We’re at an interesting multidimensional crossroad in the development of stereoscopic 3D technologies, and adaptive abilities in what is commonly referred to as “human visual factors”. It is the classic interface challenge, in which developers of technologies must anticipate the extent to which the average user or observer brings the visual tools to the table to enable them to have productive, enjoyable, immersive experiences. Much of our panel discussion on the topic at this year’s annual meeting of the College of Optometrists in Vision Development in Orlando will address these factors, and you can get a brief glimpse at the topics on pages 23-24 of the program (see here).
Beginning today, and for the next few days, I’ll give you a teaser to some of the issues that will be discussed during Thursday’s panel. What’s wrong with this picture?
It’s a slide from the Video Quality Measurement Tool 3D Project. The Project takes an in-depth look at stereoscopic 3D films and critiques them based on various visual components, in this instance an unintentionally induced vertical disparity. As you watch the switch between left and right eye views, you’ll notice that there’s actually a diagonal displacement.

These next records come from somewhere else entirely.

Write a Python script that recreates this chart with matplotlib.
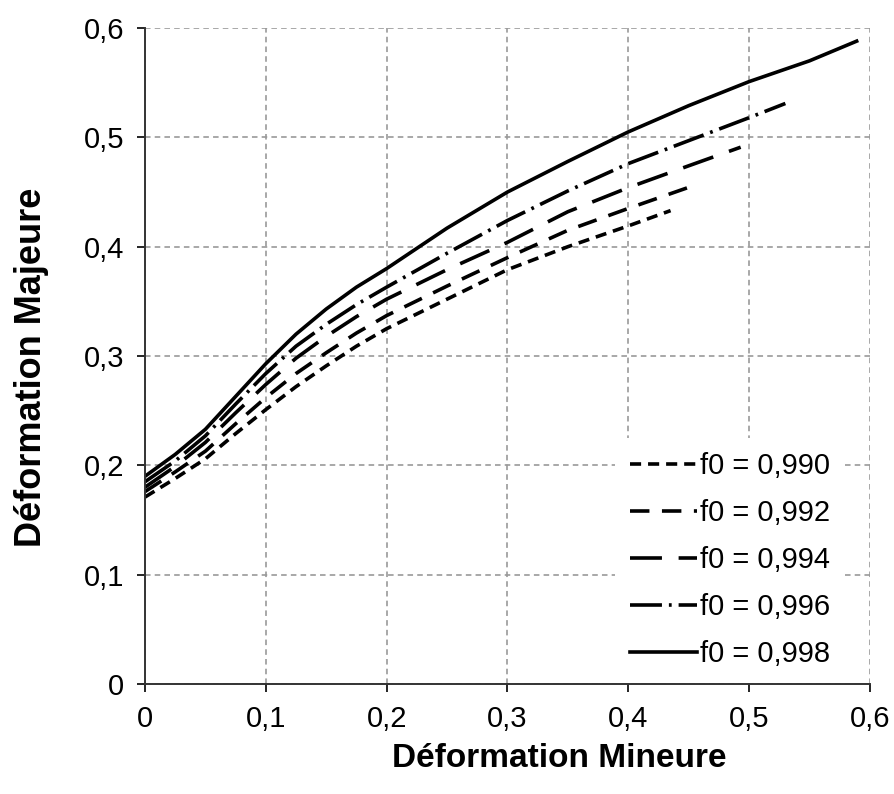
import matplotlib
matplotlib.use("Agg")
from matplotlib import pyplot as plt
from matplotlib.ticker import FuncFormatter

plt.rcParams['font.family'] = ['Liberation Sans', 'DejaVu Sans']
plt.rcParams['lines.scale_dashes'] = False

# mineure (x) et majeure (y)
x_990 = [0, 0.025, 0.05, 0.075, 0.1, 0.125, 0.15, 0.175, 0.2, 0.25, 0.3, 0.35, 0.4, 0.435]
y_990 = [0.171, 0.188, 0.206, 0.229, 0.251, 0.272, 0.291, 0.309, 0.325, 0.352, 0.379, 0.400, 0.419, 0.433]

x_992 = [0, 0.025, 0.05, 0.075, 0.1, 0.125, 0.15, 0.175, 0.2, 0.25, 0.3, 0.35, 0.4, 0.457]
y_992 = [0.176, 0.194, 0.213, 0.238, 0.262, 0.284, 0.303, 0.321, 0.337, 0.364, 0.390, 0.415, 0.435, 0.457]

x_994 = [0, 0.025, 0.05, 0.075, 0.1, 0.125, 0.15, 0.175, 0.2, 0.25, 0.3, 0.35, 0.4, 0.45, 0.493]
y_994 = [0.180, 0.199, 0.221, 0.248, 0.274, 0.298, 0.318, 0.336, 0.352, 0.379, 0.404, 0.432, 0.454, 0.474, 0.491]

x_996 = [0, 0.025, 0.05, 0.075, 0.1, 0.125, 0.15, 0.175, 0.2, 0.25, 0.3, 0.35, 0.4, 0.45, 0.5, 0.53]
y_996 = [0.185, 0.204, 0.227, 0.256, 0.284, 0.309, 0.329, 0.347, 0.363, 0.394, 0.424, 0.451, 0.476, 0.497, 0.518, 0.531]

x_998 = [0, 0.025, 0.05, 0.075, 0.1, 0.125, 0.15, 0.175, 0.2, 0.25, 0.3, 0.35, 0.4, 0.45, 0.5, 0.55, 0.589]
y_998 = [0.190, 0.210, 0.233, 0.263, 0.293, 0.320, 0.343, 0.363, 0.380, 0.417, 0.450, 0.478, 0.505, 0.529, 0.551, 0.570, 0.588]

labels = ['f0 = 0,990', 'f0 = 0,992', 'f0 = 0,994', 'f0 = 0,996', 'f0 = 0,998']
ticks = [0, 0.1, 0.2, 0.3, 0.4, 0.5, 0.6]

fig = plt.figure(figsize=(8.95, 7.94), dpi=100)
ax = fig.add_axes([0.162, 0.1385, 0.81, 0.8262])

lw = 2.6
ax.plot(x_990, y_990, color='black', lw=lw, dashes=(8, 5), label=labels[0])
ax.plot(x_992, y_992, color='black', lw=lw, dashes=(14, 9), label=labels[1])
ax.plot(x_994, y_994, color='black', lw=lw, dashes=(23, 12), label=labels[2])
ax.plot(x_996, y_996, color='black', lw=lw, dashes=(23, 5, 2, 5), label=labels[3])
ax.plot(x_998, y_998, color='black', lw=lw, label=labels[4])

ax.set_xlim(0, 0.6)
ax.set_ylim(0, 0.6)
ax.set_xticks(ticks)
ax.set_yticks(ticks)
fmt = FuncFormatter(lambda v, p: '0' if v == 0 else ('%.1f' % v).replace('.', ','))
ax.xaxis.set_major_formatter(fmt)
ax.yaxis.set_major_formatter(fmt)
ax.tick_params(labelsize=21, direction='out', length=6, width=1.2, pad=9)

ax.grid(True, color='#999999', linestyle=(0, (4, 3)), linewidth=1.2)
ax.set_axisbelow(True)
for s in ['top', 'right']:
    ax.spines[s].set_visible(False)
for s in ['left', 'bottom']:
    ax.spines[s].set_linewidth(1.4)
    ax.spines[s].set_color('#333333')

ax.set_xlabel('Déformation Mineure', fontsize=24, fontweight='bold', labelpad=8)
ax.xaxis.set_label_coords(0.572, -0.09)
ax.set_ylabel('Déformation Majeure', fontsize=26, fontweight='bold', labelpad=12)
ax.yaxis.set_label_coords(-0.133, 0.483)

leg = ax.legend(loc='lower right', bbox_to_anchor=(0.985, -0.02), fontsize=21, frameon=True,
                handlelength=2.3, handletextpad=0.1, labelspacing=0.65, borderpad=0.5)
leg.get_frame().set_facecolor('white')
leg.get_frame().set_edgecolor('none')
leg.get_frame().set_alpha(1)

fig.savefig('out.png', dpi=100)
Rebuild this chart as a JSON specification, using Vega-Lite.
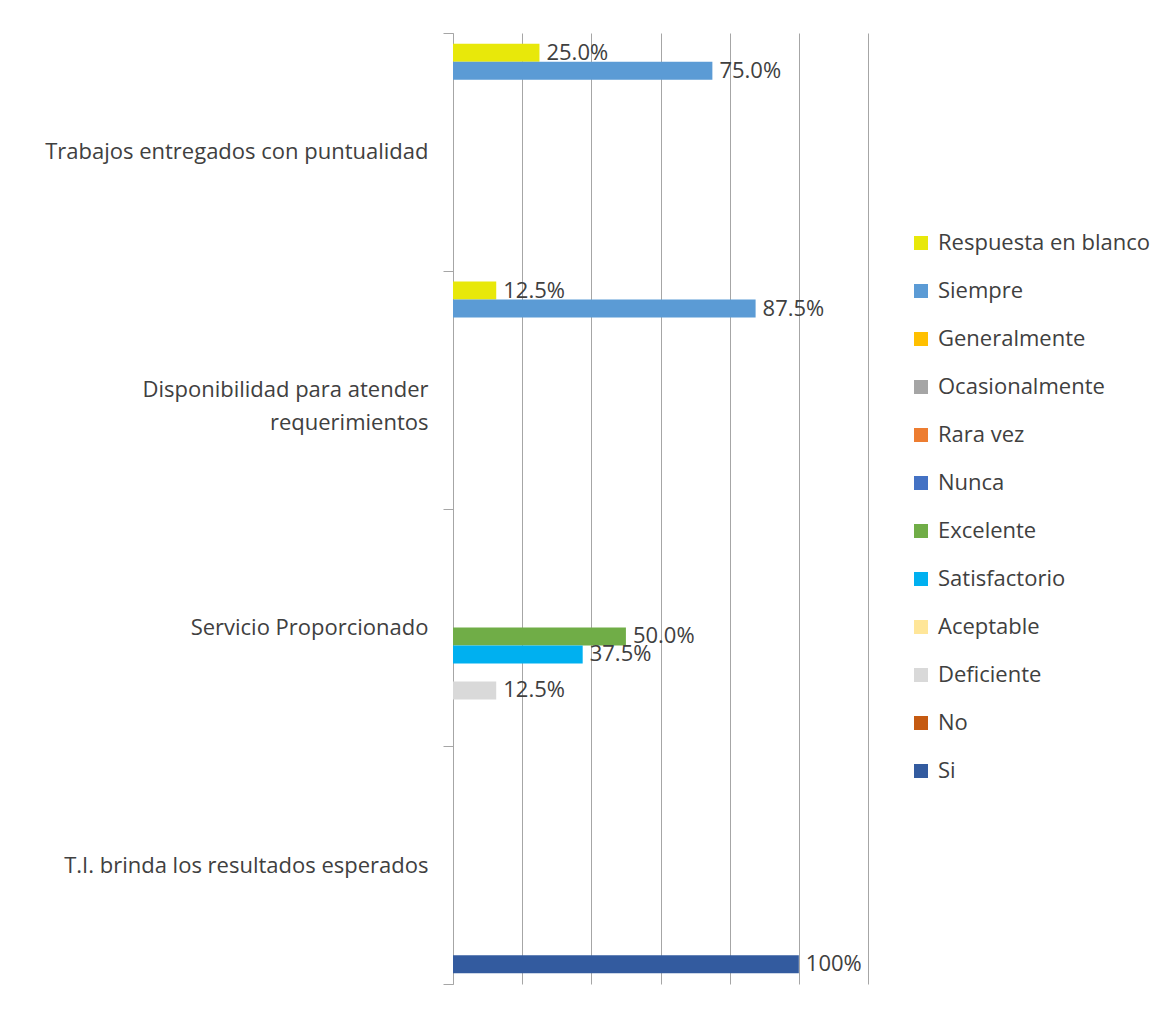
{
  "$schema": "https://vega.github.io/schema/vega-lite/v6.json",
  "width": 415,
  "height": 951,
  "autosize": {"type": "none"},
  "padding": {"left": 453, "top": 33, "right": 303, "bottom": 25},
  "background": "white",
  "config": {"view": {"stroke": null}, "font": "Open Sans"},
  "data": {
    "values": [
      {"categoria": "Trabajos entregados con puntualidad", "serie": "Respuesta en blanco", "valor": 0.25, "label": "25.0%"},
      {"categoria": "Trabajos entregados con puntualidad", "serie": "Siempre", "valor": 0.75, "label": "75.0%"},
      {"categoria": "Disponibilidad para atender requerimientos", "serie": "Respuesta en blanco", "valor": 0.125, "label": "12.5%"},
      {"categoria": "Disponibilidad para atender requerimientos", "serie": "Siempre", "valor": 0.875, "label": "87.5%"},
      {"categoria": "Servicio Proporcionado", "serie": "Excelente", "valor": 0.5, "label": "50.0%"},
      {"categoria": "Servicio Proporcionado", "serie": "Satisfactorio", "valor": 0.375, "label": "37.5%"},
      {"categoria": "Servicio Proporcionado", "serie": "Deficiente", "valor": 0.125, "label": "12.5%"},
      {"categoria": "T.I. brinda los resultados esperados", "serie": "Si", "valor": 1.0, "label": "100%"}
    ]
  },
  "encoding": {
    "y": {
      "field": "categoria",
      "type": "nominal",
      "sort": ["Trabajos entregados con puntualidad", "Disponibilidad para atender requerimientos", "Servicio Proporcionado", "T.I. brinda los resultados esperados"],
      "scale": {"paddingInner": 0, "paddingOuter": 0},
      "axis": {
        "title": null,
        "domain": true,
        "domainColor": "#A6A6A6",
        "ticks": true,
        "tickBand": "extent",
        "tickSize": 10,
        "tickColor": "#A6A6A6",
        "labelPadding": 15,
        "labelFontSize": 22,
        "labelColor": "#404040",
        "labelLimit": 0,
        "labelLineHeight": 33,
        "labelExpr": "datum.value == 'Disponibilidad para atender requerimientos' ? ['Disponibilidad para atender', 'requerimientos\u00a0\u00a0\u00a0\u00a0\u00a0\u00a0\u00a0\u00a0\u00a0\u00a0\u00a0\u00a0\u00a0'] : datum.value",
        "grid": false
      }
    },
    "yOffset": {
      "field": "serie",
      "type": "nominal",
      "scale": {
        "domain": ["Respuesta en blanco", "Siempre", "Generalmente", "Ocasionalmente", "Rara vez", "Nunca", "Excelente", "Satisfactorio", "Aceptable", "Deficiente", "No", "Si"],
        "paddingInner": 0,
        "paddingOuter": 0.6
      }
    },
    "x": {
      "field": "valor",
      "type": "quantitative",
      "scale": {"domain": [0, 1.2], "nice": false},
      "axis": {
        "title": null,
        "values": [0, 0.2, 0.4, 0.6, 0.8, 1.0, 1.2],
        "labels": false,
        "ticks": false,
        "domain": false,
        "grid": true,
        "gridColor": "#A6A6A6",
        "gridWidth": 1
      }
    }
  },
  "layer": [
    {
      "mark": {"type": "bar"},
      "encoding": {
        "color": {
          "field": "serie",
          "type": "nominal",
          "scale": {
            "domain": ["Respuesta en blanco", "Siempre", "Generalmente", "Ocasionalmente", "Rara vez", "Nunca", "Excelente", "Satisfactorio", "Aceptable", "Deficiente", "No", "Si"],
            "range": ["#E8E80A", "#5B9BD5", "#FFC000", "#A5A5A5", "#ED7D31", "#4472C4", "#70AD47", "#00B0F0", "#FFE699", "#D9D9D9", "#C55A11", "#335B9F"]
          },
          "legend": {
            "title": null,
            "orient": "none",
            "legendX": 457,
            "legendY": 199,
            "padding": 0,
            "symbolType": "square",
            "symbolSize": 196,
            "symbolStrokeWidth": 0,
            "labelFontSize": 22,
            "labelColor": "#404040",
            "labelLimit": 0,
            "labelOffset": 6,
            "rowPadding": 26
          }
        }
      }
    },
    {
      "mark": {"type": "text", "align": "left", "baseline": "middle", "dx": 7, "fontSize": 22, "color": "#404040"},
      "encoding": {"text": {"field": "label"}}
    }
  ]
}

During the presentation on Thursday I’ll be noting how we clinically detect and deal with postural skews translating into cyclovertical imbalances.
In this instance, a 2D representation of 3D projection done via cheiroscopic tracing, the image is not only vertically displaced exhibits a very obvious torque or cyclorotation. One can also detect this in space by looking closely at the tip from horizontal on red Maddox rod testing.
Part of the challenge as I see it is to determine the extent to which postural skews and adaptive head postures are purposeful and, more importantly, will be challenged by sustained viewing of stereoscopic 3D formats. Brief periods of S3D viewing may not unmask inherent binocular challenges. But the longer the view is expected to sustain depth demands that exacerbate binocular problems and/or postural adaptations to maintain binocular vision, the more likely symptoms and performance problems are to occur. While comfort criteria for binocular viewing has classically been related to horizontal fusional ranges including blur/break relationships and various criteria, comparatively little attention has been paid to cyclofusion. In considering cylinder power and axes, as well as prism vectors, these factors become more relevant.
To probe the limits of your cyclo-fusion abilities, first use your convergence abilities to obtain a third image in the center between the original two. For you non-optometrists, that means obtaining the feeling of crossing your eyes inward while looking at the white space between the two views of the forest. You’ll notice that the depth takes a bit of time to grow. There’s actually a bit of perceptual learning for depth going on in your brain while you accomplish this. Now, tilt your head slightly toward your left shoulder and see roughly how far you can go before the S3D image in the center separates or loses depth. After you’ve come back to your starting point to re-capture the S3D image in the center, see how far you can tilt your head toward your right shoulder before losing it. Is there symmetry? If not, why?